Q4: A colleague has been pasting their full employee salary database (including ID numbers and salaries) into ChatGPT to get help with formulas. Why is this a problem and what should they do instead?
✓ This is a serious data privacy risk. Pasting personal information (ID numbers, salaries, employee data) into an external AI tool sends that data to remote servers outside the organisation's control. This likely violates South Africa's POPIA (Protection of Personal Information Act) and the organisation's data protection policies. The correct approach: (1) Replace real data with dummy/anonymised data for testing and prompting; (2) Describe the structure to the AI without pasting real values — "Column A has ID numbers, column B has salaries between R15,000 and R80,000"; (3) If working with real sensitive data, use only Microsoft 365 Copilot which has enterprise data protection agreements with Microsoft.
Q5: You use the AI-generated formula =XLOOKUP(A2, Sheet2!A:A, Sheet2!B:B) but Excel shows #NAME? error. What is the most likely cause?
✓ XLOOKUP was introduced in Excel 365 and Excel 2021 — it does not exist in Excel 2016, 2013, or 2019. The #NAME? error means Excel does not recognise the function name. Fix: tell the AI which Excel version you have and ask for an alternative. For Excel 2019 or older, the equivalent is: =IFERROR(VLOOKUP(A2, Sheet2!A:B, 2, 0), "") — VLOOKUP achieves a similar result and is available in all Excel versions.
Q6: You want to use the built-in Excel AI feature that automatically detects patterns and suggests insights, charts, and pivot tables from your data without needing Copilot. What is this feature called and where do you find it?

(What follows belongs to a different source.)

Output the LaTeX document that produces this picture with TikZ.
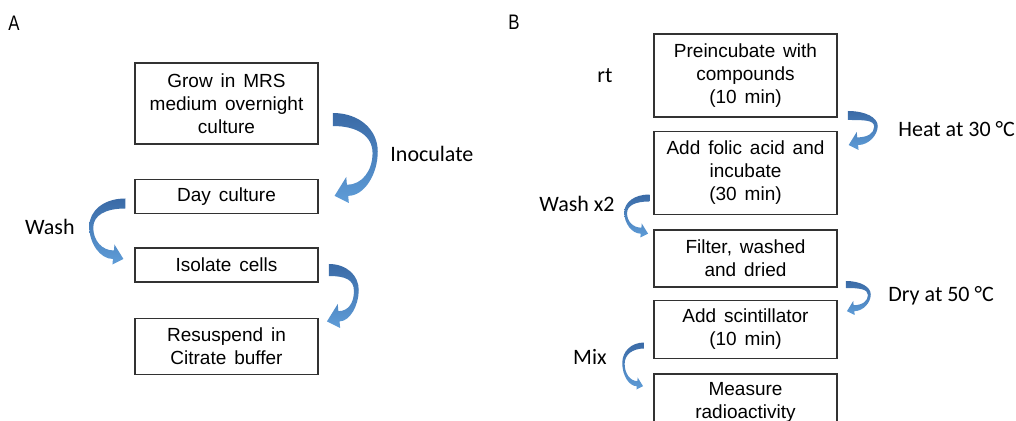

✓ The feature is called "Analyse Data" (previously named "Ideas" in older versions). Find it on the Home tab → Analysis group → Analyse Data. Click inside your data table first, then click the button. A pane opens on the right showing automatically generated insights, suggested charts, and pivot table recommendations. You can also type specific questions in the search box within the pane to get answers about your data — for example "which month had the highest sales?" — and Excel generates a response with a supporting visual.